**YOUR TASK**
Leave the pictures out, and retype all of the material exactly as written.

**SOURCE EXCERPT**
--------

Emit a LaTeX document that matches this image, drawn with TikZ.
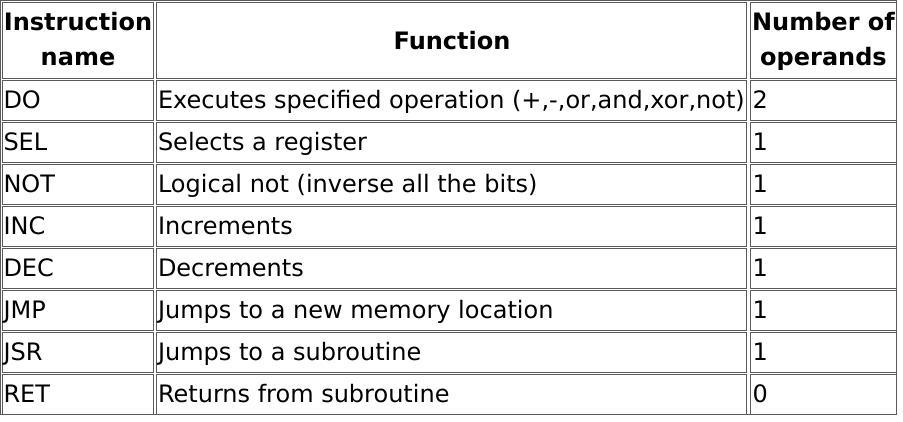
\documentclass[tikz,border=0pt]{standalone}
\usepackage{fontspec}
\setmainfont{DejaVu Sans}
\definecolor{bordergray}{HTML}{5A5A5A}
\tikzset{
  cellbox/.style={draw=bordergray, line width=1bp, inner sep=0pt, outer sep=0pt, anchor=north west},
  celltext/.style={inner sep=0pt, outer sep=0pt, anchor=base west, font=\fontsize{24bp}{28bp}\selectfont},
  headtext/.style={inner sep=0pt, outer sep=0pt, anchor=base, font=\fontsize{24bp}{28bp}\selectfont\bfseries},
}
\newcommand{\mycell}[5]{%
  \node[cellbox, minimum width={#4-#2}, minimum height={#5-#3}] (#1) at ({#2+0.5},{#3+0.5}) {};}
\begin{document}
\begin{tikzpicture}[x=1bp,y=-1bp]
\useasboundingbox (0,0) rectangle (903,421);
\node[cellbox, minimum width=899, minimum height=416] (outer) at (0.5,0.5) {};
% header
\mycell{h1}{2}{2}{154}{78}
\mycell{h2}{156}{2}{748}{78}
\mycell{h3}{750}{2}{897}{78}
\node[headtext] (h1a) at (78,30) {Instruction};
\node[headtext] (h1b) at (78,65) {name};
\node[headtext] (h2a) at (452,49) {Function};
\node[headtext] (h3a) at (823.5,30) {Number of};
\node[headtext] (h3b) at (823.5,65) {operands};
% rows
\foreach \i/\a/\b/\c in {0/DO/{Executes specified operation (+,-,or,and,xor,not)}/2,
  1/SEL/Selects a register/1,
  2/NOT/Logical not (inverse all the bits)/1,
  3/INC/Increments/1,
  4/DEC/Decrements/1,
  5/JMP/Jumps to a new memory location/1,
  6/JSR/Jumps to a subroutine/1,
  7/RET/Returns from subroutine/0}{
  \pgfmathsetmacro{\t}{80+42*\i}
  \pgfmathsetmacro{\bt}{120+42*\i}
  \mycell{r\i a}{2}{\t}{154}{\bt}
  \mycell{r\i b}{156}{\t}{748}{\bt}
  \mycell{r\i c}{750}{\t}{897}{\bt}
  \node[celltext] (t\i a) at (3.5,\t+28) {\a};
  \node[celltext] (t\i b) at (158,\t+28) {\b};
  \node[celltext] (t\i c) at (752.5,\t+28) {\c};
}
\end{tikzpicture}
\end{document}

--------

**REPLY TO THE EXERCISE**
Emit a LaTeX document that matches this image, drawn with TikZ.
\documentclass[tikz,border=0pt]{standalone}
\usepackage{fontspec}
\setmainfont{DejaVu Sans}
\definecolor{bordergray}{HTML}{5A5A5A}
\tikzset{
  cellbox/.style={draw=bordergray, line width=1bp, inner sep=0pt, outer sep=0pt, anchor=north west},
  celltext/.style={inner sep=0pt, outer sep=0pt, anchor=base west, font=\fontsize{24bp}{28bp}\selectfont},
  headtext/.style={inner sep=0pt, outer sep=0pt, anchor=base, font=\fontsize{24bp}{28bp}\selectfont\bfseries},
}
\newcommand{\mycell}[5]{%
  \node[cellbox, minimum width={#4-#2}, minimum height={#5-#3}] (#1) at ({#2+0.5},{#3+0.5}) {};}
\begin{document}
\begin{tikzpicture}[x=1bp,y=-1bp]
\useasboundingbox (0,0) rectangle (903,421);
\node[cellbox, minimum width=899, minimum height=416] (outer) at (0.5,0.5) {};
% header
\mycell{h1}{2}{2}{154}{78}
\mycell{h2}{156}{2}{748}{78}
\mycell{h3}{750}{2}{897}{78}
\node[headtext] (h1a) at (78,30) {Instruction};
\node[headtext] (h1b) at (78,65) {name};
\node[headtext] (h2a) at (452,49) {Function};
\node[headtext] (h3a) at (823.5,30) {Number of};
\node[headtext] (h3b) at (823.5,65) {operands};
% rows
\foreach \i/\a/\b/\c in {0/DO/{Executes specified operation (+,-,or,and,xor,not)}/2,
  1/SEL/Selects a register/1,
  2/NOT/Logical not (inverse all the bits)/1,
  3/INC/Increments/1,
  4/DEC/Decrements/1,
  5/JMP/Jumps to a new memory location/1,
  6/JSR/Jumps to a subroutine/1,
  7/RET/Returns from subroutine/0}{
  \pgfmathsetmacro{\t}{80+42*\i}
  \pgfmathsetmacro{\bt}{120+42*\i}
  \mycell{r\i a}{2}{\t}{154}{\bt}
  \mycell{r\i b}{156}{\t}{748}{\bt}
  \mycell{r\i c}{750}{\t}{897}{\bt}
  \node[celltext] (t\i a) at (3.5,\t+28) {\a};
  \node[celltext] (t\i b) at (158,\t+28) {\b};
  \node[celltext] (t\i c) at (752.5,\t+28) {\c};
}
\end{tikzpicture}
\end{document}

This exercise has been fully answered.